This document provides performance benchmarks for key functions in the library, comparing optimized versions with their standard counterparts.
Note
- All benchmarks were run on an Apple M4 Pro MacBook Pro with 24GB of RAM using JMH (Java Microbenchmark Harness).
- Results may vary depending on the hardware and software environment.
- To run the benchmark on your device, use the
./gradlew :benchmark:maincommand and it will update the graphs in this file when it finishes - To read the exact numbers check the /processed folder in the benchmark module.
- The benchmarks below are not exhaustive and do not cover all functions in the library.

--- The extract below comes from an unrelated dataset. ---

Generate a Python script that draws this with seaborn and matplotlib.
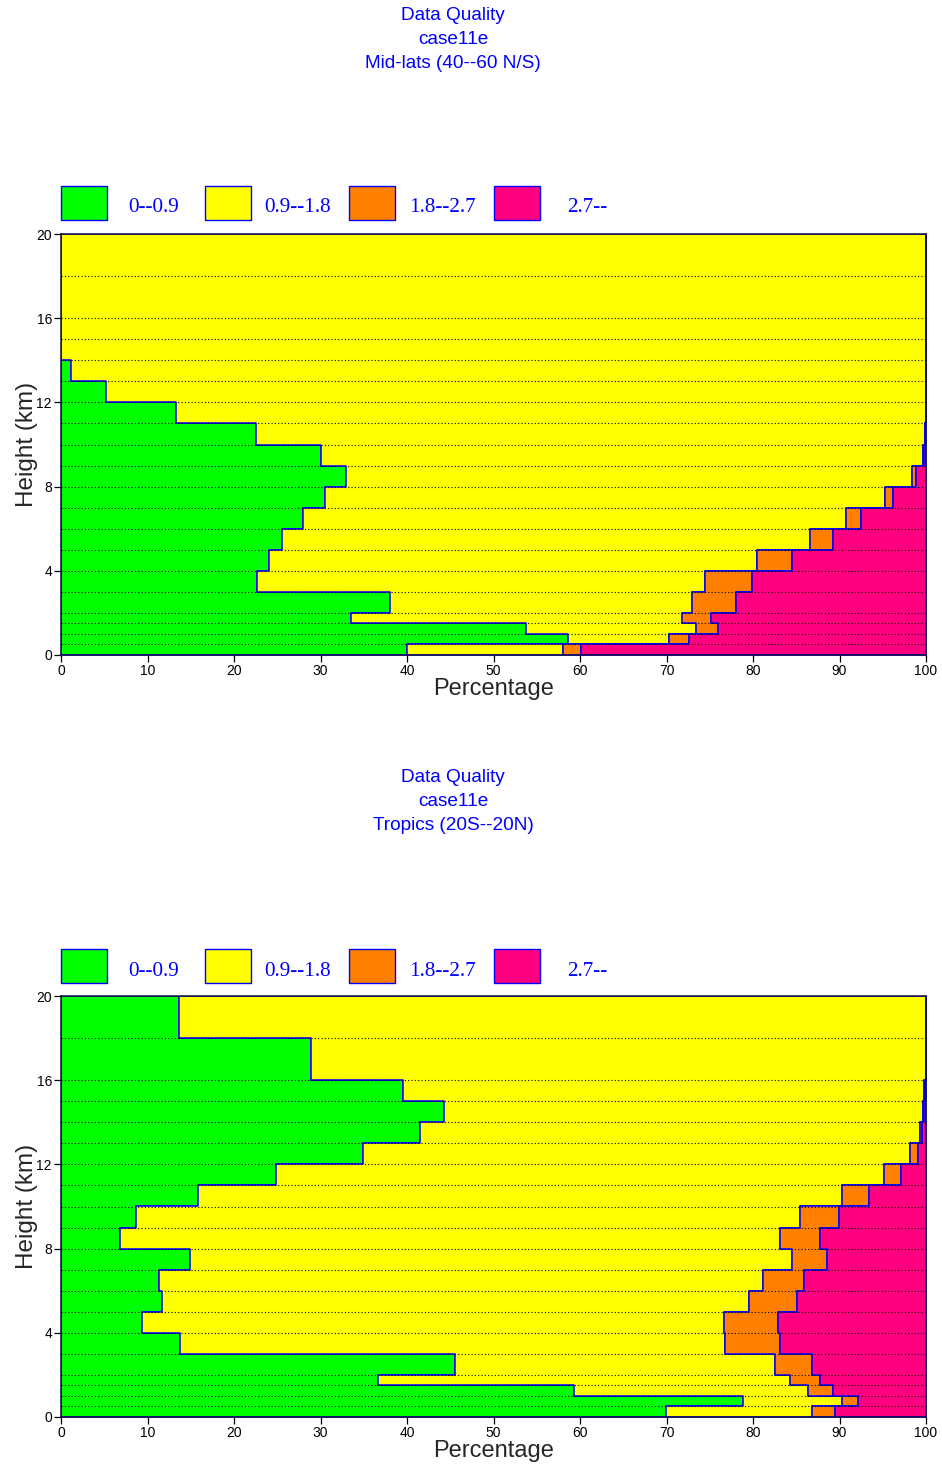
import numpy as np
import pandas as pd
import matplotlib
matplotlib.use("Agg")
import matplotlib.pyplot as plt
from matplotlib.patches import Rectangle
import seaborn as sns

# Height bin edges (km)
height_edges = [0, 0.5, 1, 1.5, 2, 3, 4, 5, 6, 7, 8, 9, 10, 11, 12, 13, 14, 15, 16, 18, 20]

categories = ["0--0.9", "0.9--1.8", "1.8--2.7", "2.7--"]
cat_colors = ["#00FF00", "#FFFF00", "#FF8000", "#FF0080"]

# Mid-lats (40--60 N/S): percentage of each category per height bin (bottom to top)
mid_c1 = [40.0, 58.6, 53.8, 33.5, 38.0, 22.7, 24.1, 25.6, 28.0, 30.5,
          33.0, 30.0, 22.5, 13.3, 5.2, 1.2, 0.0, 0.0, 0.0, 0.0]
mid_c2 = [18.0, 11.7, 19.6, 38.3, 35.0, 51.8, 56.4, 61.0, 62.8, 64.8,
          65.4, 69.7, 77.4, 86.7, 94.8, 98.8, 100.0, 100.0, 100.0, 100.0]
mid_c3 = [2.1, 2.3, 2.6, 3.3, 5.0, 5.4, 4.0, 2.6, 1.7, 0.9,
          0.4, 0.1, 0.0, 0.0, 0.0, 0.0, 0.0, 0.0, 0.0, 0.0]
mid_c4 = [39.9, 27.4, 24.0, 24.9, 22.0, 20.1, 15.5, 10.8, 7.5, 3.8,
          1.2, 0.2, 0.1, 0.0, 0.0, 0.0, 0.0, 0.0, 0.0, 0.0]

# Tropics (20S--20N)
trop_c1 = [69.9, 78.9, 59.3, 36.6, 45.6, 13.8, 9.4, 11.7, 11.3, 14.9,
           6.8, 8.7, 15.8, 24.9, 34.9, 41.5, 44.3, 39.5, 28.9, 13.6]
trop_c2 = [16.9, 11.4, 27.1, 47.7, 36.9, 63.0, 67.2, 67.8, 69.9, 69.6,
           76.3, 76.7, 74.5, 70.3, 63.3, 57.8, 55.4, 60.3, 71.1, 86.4]
trop_c3 = [2.7, 1.8, 2.9, 3.5, 4.3, 6.3, 6.3, 5.6, 4.7, 4.0,
           4.7, 4.5, 3.1, 1.9, 0.9, 0.2, 0.1, 0.1, 0.0, 0.0]
trop_c4 = [10.5, 7.9, 10.7, 12.2, 13.2, 16.9, 17.1, 14.9, 14.1, 11.5,
           12.2, 10.1, 6.6, 2.9, 0.9, 0.5, 0.2, 0.1, 0.0, 0.0]

panels = [
    ("Mid-lats (40--60 N/S)", [mid_c1, mid_c2, mid_c3, mid_c4]),
    ("Tropics (20S--20N)", [trop_c1, trop_c2, trop_c3, trop_c4]),
]

sns.set_style("ticks")
plt.rcParams["font.family"] = ["Liberation Sans", "DejaVu Sans"]

W, H = 942, 1467
fig = plt.figure(figsize=(W / 100, H / 100), dpi=100)

BLUE = "#0000FF"
edges = np.array(height_edges, dtype=float)
mids = (edges[:-1] + edges[1:]) / 2

def fx(px):
    return px / W

def fy(py):
    return 1 - py / H

panel_geom = [
    # (axes top px, axes bottom px, title line centres, legend rect top, legend rect bottom)
    (234, 655, (16, 40, 63), 186, 220),
    (996, 1417, (778, 802, 825), 949, 983),
]

for (region, series), (top, bot, tys, lt, lb) in zip(panels, panel_geom):
    ax = fig.add_axes([fx(61), fy(bot), fx(926) - fx(61), (bot - top) / H])

    rows = []
    for cat, vals in zip(categories, series):
        for m, v in zip(mids, vals):
            rows.append({"height": m, "pct": v, "cat": cat})
    df = pd.DataFrame(rows)

    # seaborn stacks the last hue level at the baseline, so reverse the order
    sns.histplot(
        data=df, y="height", weights="pct", hue="cat",
        hue_order=categories[::-1],
        palette=dict(zip(categories, cat_colors)),
        bins=list(height_edges), multiple="stack", element="step", fill=True,
        alpha=1, edgecolor=BLUE, linewidth=1.1, legend=False, ax=ax,
    )

    ax.set_xlim(0, 100)
    ax.set_ylim(0, 20)
    ax.hlines(edges[1:-1], 0, 100, colors="black", linestyles=(0, (1, 2)),
              linewidth=0.8, zorder=5)

    ax.set_xticks(np.arange(0, 101, 10))
    ax.set_yticks([0, 4, 8, 12, 16, 20])
    ax.tick_params(axis="both", direction="out", length=5, width=0.9,
                   labelsize=10, colors="black", pad=1.5)
    ax.set_xlabel("Percentage", fontsize=17, labelpad=0)
    ax.set_ylabel("Height (km)", fontsize=17.5, labelpad=-1)
    for s in ax.spines.values():
        s.set_visible(True)
        s.set_color("#101040")
        s.set_linewidth(1.1)
        s.set_zorder(6)

    for ty, line in zip(tys, ["Data Quality", "case11e", region]):
        fig.text(fx(453), fy(ty), line, ha="center", va="center",
                 fontsize=13.7, color=BLUE)

    rect_x = [61, 205, 349, 494]
    for rx, cat, col in zip(rect_x, categories, cat_colors):
        fig.patches.append(Rectangle((fx(rx), fy(lb)), fx(46), (lb - lt) / H,
                                     transform=fig.transFigure, facecolor=col,
                                     edgecolor=BLUE, linewidth=1.0))
        fig.text(fx(rx + 23 + 70), fy((lt + lb) / 2 + 5), cat, ha="center",
                 va="center", fontsize=15.2, color=BLUE,
                 family=["Liberation Serif", "DejaVu Serif"])

fig.savefig("out.png", dpi=100)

They are intended to provide a general idea of the performance improvements offered by the optimized versions.
- Contributions or suggestions to improve the accuracy of the benchmarks and their results are welcome.
BitArray packs bits and applies word‑level bitwise ops, so bulk ops (count, all, xor ...etc) are dramatically faster;
random per‑index set can be slower.
BitArray stores 8 bits per byte (~8x+ smaller than BooleanArray), minimizing allocations—ideal for huge boolean sets or memory‑bound workloads.
Primitive Lists uses contiguous, unboxed primitives with pre‑sized results and index‑based loops (no boxing/iterators), making ops like map/forEach/chunked much faster for numeric pipelines.
Primitive Lists stores primitives contiguously with far fewer allocations and memory usage than generic List.
In‑place variants reuse the source list and index ranges, avoiding intermediate collections. best for large sliding windows, chunking, and scans.
Near‑zero allocations by eliminating intermediate lists; ideal for streaming/windowed processing under tight memory.
Primitive array ops are index‑based over primitives with pre‑sized outputs and direct copyInto, avoiding boxing, iterators, and extra bounds checks—ideal for large map/filter/take.
Preallocates exact‑size primitive buffers and writes directly (no intermediate lists), significantly lowering allocation and GC overhead.